Porém, surgiram dúvidas com o julgado. A 2ª Turma passou a entender que os requisitos só valiam para o pedido de compensação aceito administrativamente. E a 1ª Turma decidia, até pouco tempo atrás, de forma mais ampla, aceitando discutir em embargos aqueles que foram negados.

A mudança de rumo da 1ª Turma fez com que fosse afastada a possibilidade de discutir a questão na seção de direito público. No caso, depois de ter um pedido de compensação negado administrativamente, a Raízen se manifestou em embargos à execução fiscal. Quando eles foram negados pela segunda instância, recorreu ao STJ.

No tribunal superior, depois de ter o pedido novamente negado pela 2ª Turma, tentou levar a questão adiante. Porém, Gurgel de Faria alegou no pedido que a 1ª Turma também está decidindo contra os contribuintes (EREsp 1795347).

Inicialmente, o ministro reconheceu a divergência, em decisão no dia 26 de agosto de 2020. Mas depois mudou o entendimento. O motivo foi um julgamento, em setembro, em que a 1ª Turma alterou seu posicionamento (REsp 1054229).

Na decisão, Gurgel de Faria afirma que a 1ª Turma realinhou seu entendimento e, na forma da compreensão da 2ª Turma, tem decidido que não pode ser deduzida em embargos à execução fiscal a compensação indeferida na esfera administrativa.

Donovan Mazza Lessa, advogado do Maneira Advogados, que representa a Raízen na ação, pretende recorrer. “O repetitivo de 2009 passou a ser mal interpretado pelo STJ. O precedente autorizava a discussão de compensação em embargos, mas a redação do acórdão levou a outro entendimento”, diz.

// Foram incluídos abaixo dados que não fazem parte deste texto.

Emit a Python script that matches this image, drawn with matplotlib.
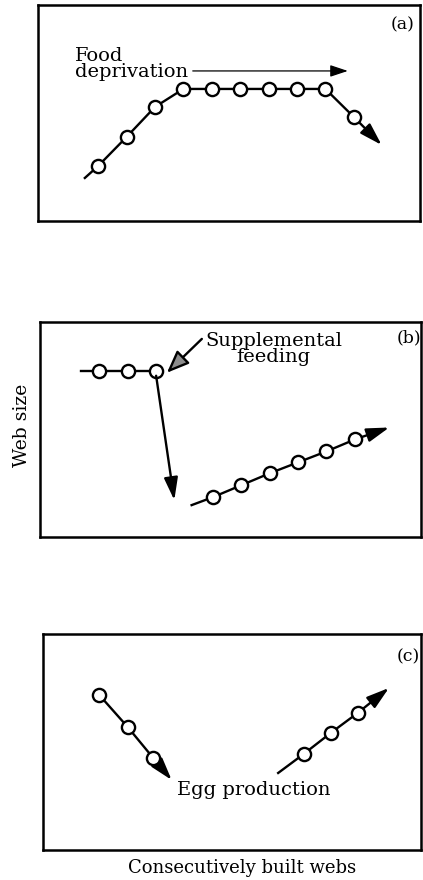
import matplotlib
matplotlib.use("Agg")
import matplotlib.pyplot as plt

plt.rcParams['font.family'] = ['DejaVu Serif']

# ===============================
# Data (web number vs relative web size)
# ===============================

# (a) food deprivation
a_webs = [1, 2, 3, 4, 5, 6, 7, 8, 9, 10]
a_size = [5.5, 8.4, 11.4, 13.2, 13.2, 13.2, 13.2, 13.2, 13.2, 10.4]
a_lead = [0.53, 4.3]
a_tip = [10.98, 7.6]

# (b) supplemental feeding
b1_webs = [1, 2, 3]
b1_size = [16.7, 16.7, 16.7]
b1_lead = [0.34, 16.7]
b_drop_tip = [3.64, 3.7]
b2_webs = [5, 6, 7, 8, 9, 10]
b2_size = [4.0, 5.2, 6.4, 7.5, 8.6, 9.8]
b2_lead = [4.25, 3.2]
b2_tip = [11.21, 11.0]

# (c) egg production
c1_webs = [1, 2, 2.9]
c1_size = [15.5, 12.3, 9.2]
c1_tip = [3.55, 7.0]
c2_webs = [8.2, 9.15, 10.1]
c2_size = [9.6, 11.7, 13.7]
c2_lead = [7.3, 7.7]
c2_tip = [11.2, 16.2]

FS = 14
LW = 1.7
mk = dict(marker='o', ms=9.5, mfc='white', mec='black', mew=1.7)
big_head = '-|>,head_length=0.62,head_width=0.19'
head = dict(arrowstyle=big_head, mutation_scale=22, lw=LW, color='black',
            shrinkA=0, shrinkB=0)


def series(ax, webs, size, lead=None, tip=None):
    xs, ys = list(webs), list(size)
    if lead is not None:
        xs, ys = [lead[0]] + xs, [lead[1]] + ys
    ax.plot(xs, ys, color='black', lw=LW, zorder=2)
    ax.plot(webs, size, ls='none', zorder=3, **mk)
    if tip is not None:
        ax.annotate('', xy=tip, xytext=(webs[-1], size[-1]),
                    arrowprops=head, zorder=2)


def frame(ax, xlim):
    ax.set_xlim(*xlim)
    ax.set_ylim(0, 21.6)
    ax.set_xticks([])
    ax.set_yticks([])
    for s in ax.spines.values():
        s.set_linewidth(1.8)


fig = plt.figure(figsize=(4.23, 8.80), dpi=100)

ax_a = fig.add_axes([0.0898, 0.7489, 0.903, 0.2455])
ax_b = fig.add_axes([0.0946, 0.3898, 0.9007, 0.2443])
ax_c = fig.add_axes([0.1017, 0.0341, 0.8936, 0.2455])

# ---- (a)
frame(ax_a, (-1.12, 12.33))
series(ax_a, a_webs, a_size, a_lead, a_tip)
ax_a.annotate('', xy=(9.79, 15.0), xytext=(4.33, 15.0),
              arrowprops=dict(arrowstyle='-|>,head_length=0.6,head_width=0.2',
                              mutation_scale=18, lw=0.9,
                              color='black', shrinkA=0, shrinkB=0))
ax_a.text(0.18, 15.7, 'Food\ndeprivation', fontsize=FS, ha='left',
          va='center', linespacing=0.9)
ax_a.text(11.73, 19.6, '(a)', fontsize=FS - 1.5, ha='center', va='center')

# ---- (b)
frame(ax_b, (-1.09, 12.33))
series(ax_b, b1_webs, b1_size, b1_lead)
ax_b.annotate('', xy=b_drop_tip, xytext=(b1_webs[-1], b1_size[-1] - 0.5),
              arrowprops=head)
series(ax_b, b2_webs, b2_size, b2_lead, b2_tip)
ax_b.annotate('', xy=(3.38, 16.5), xytext=(4.61, 19.9),
              arrowprops=dict(arrowstyle='-|>,head_length=0.62,head_width=0.25',
                              mutation_scale=22, lw=LW,
                              ec='black', fc='0.55', shrinkA=0, shrinkB=0))
ax_b.text(7.14, 18.9, 'Supplemental\nfeeding', fontsize=FS, ha='center',
          va='center', linespacing=0.9)
ax_b.text(11.9, 20.0, '(b)', fontsize=FS - 1.5, ha='center', va='center')

# ---- (c)
frame(ax_c, (-0.98, 12.33))
series(ax_c, c1_webs, c1_size, None, c1_tip)
series(ax_c, c2_webs, c2_size, c2_lead, c2_tip)
ax_c.text(3.73, 6.0, 'Egg production', fontsize=FS, ha='left', va='center')
ax_c.text(11.87, 19.3, '(c)', fontsize=FS - 1.5, ha='center', va='center')

fig.text(22 / 423, 1 - 425 / 880, 'Web size', rotation=90, fontsize=13.5,
         ha='center', va='center')
fig.text(242 / 423, 1 - 868 / 880, 'Consecutively built webs', fontsize=13,
         ha='center', va='center')

fig.savefig('out.png', dpi=100)
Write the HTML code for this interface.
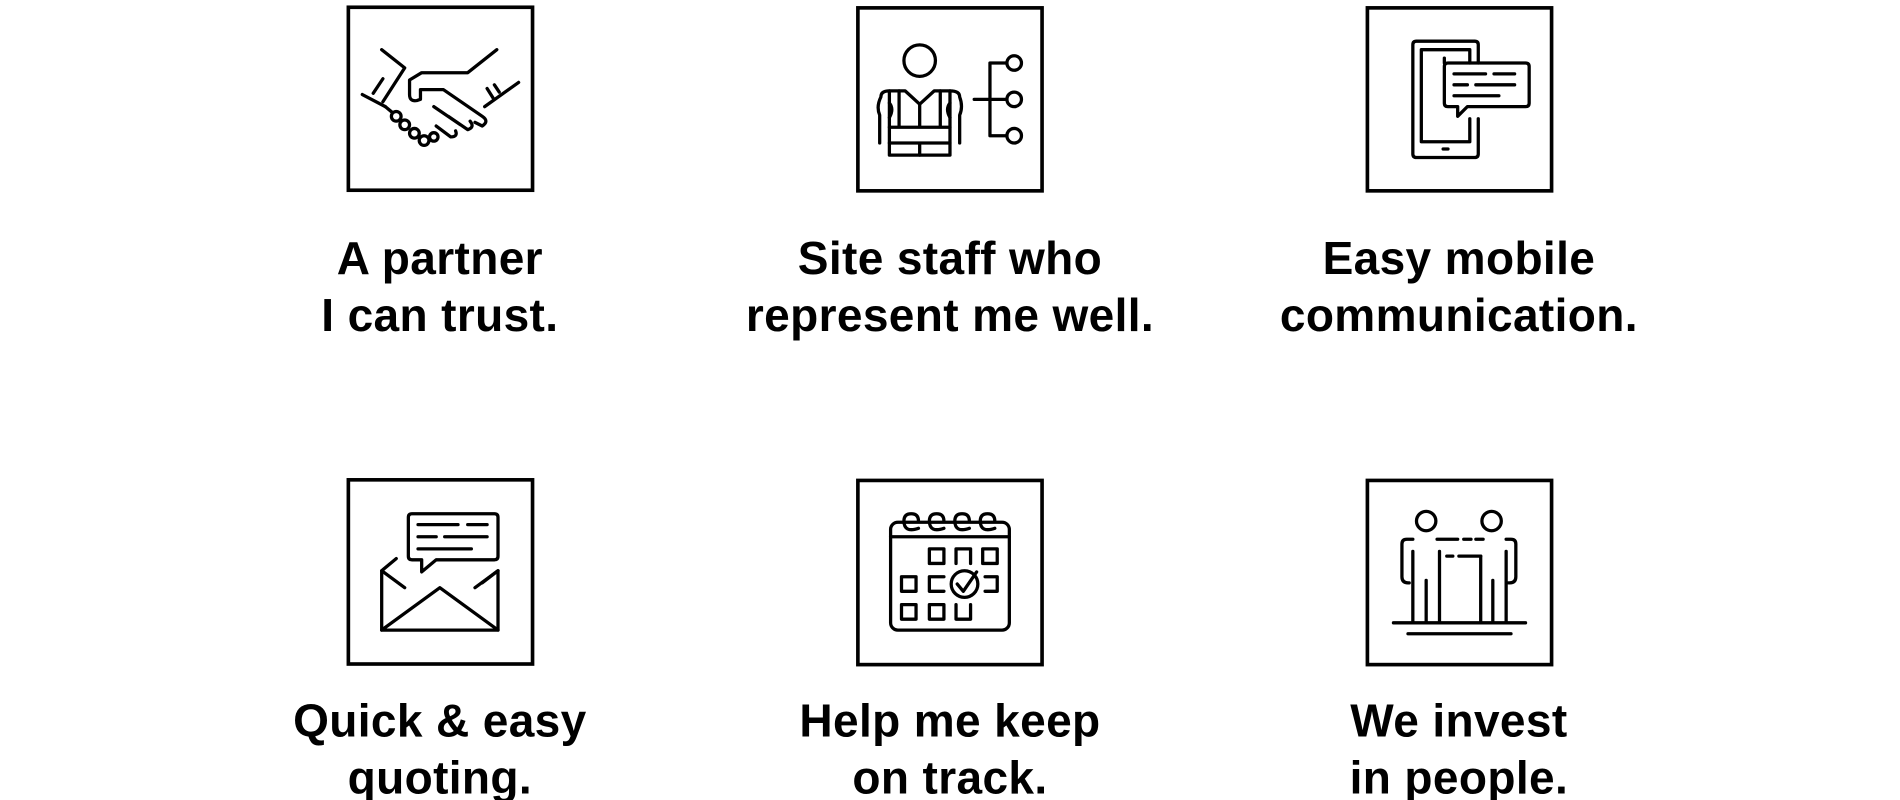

Segundo o advogado, se prevalecer o voto do relator, quando o contribuinte tiver compensação indeferida na esfera administrativa, não poderá esperar se defender em embargos à execução. Seria necessário entrar com uma nova ação e a garantia apresentada na execução seria liquidada.

“A saída para os contribuintes será ajuizar, de forma antecipada, uma ação anulatória para colocar toda a matéria para discussão pelo Judiciário”, afirma Tiago Conde, sócio do escritório Sacha Calmon Misabel Derzi Advogados. Esse entendimento, acrescenta, deve aumentar a litigiosidade e o congestionamento na Justiça.

Procurador da Fazenda Nacional, Marcelo Kosminsky afirma que o artigo 16 da Lei de Execuções Fiscais veda pedidos de compensação em embargos à execução. Mas, diz, o STJ permite, excepcionalmente, a discussão quando esse encontro de contas já foi homologado administrativamente ou de forma judicial antes da execução fiscal.

A decisão que indica a mudança de posicionamento da 1ª Turma afirma que o tema não poderá mais ser discutido no STJ, segundo o procurador. Nos casos em que o contribuinte indica um crédito para compensação e ele não é homologado, afirma, o débito confessado pode ser cobrado imediatamente.

FONTE: Valor Econômico – Por Beatriz Olivon, 13/04/2021.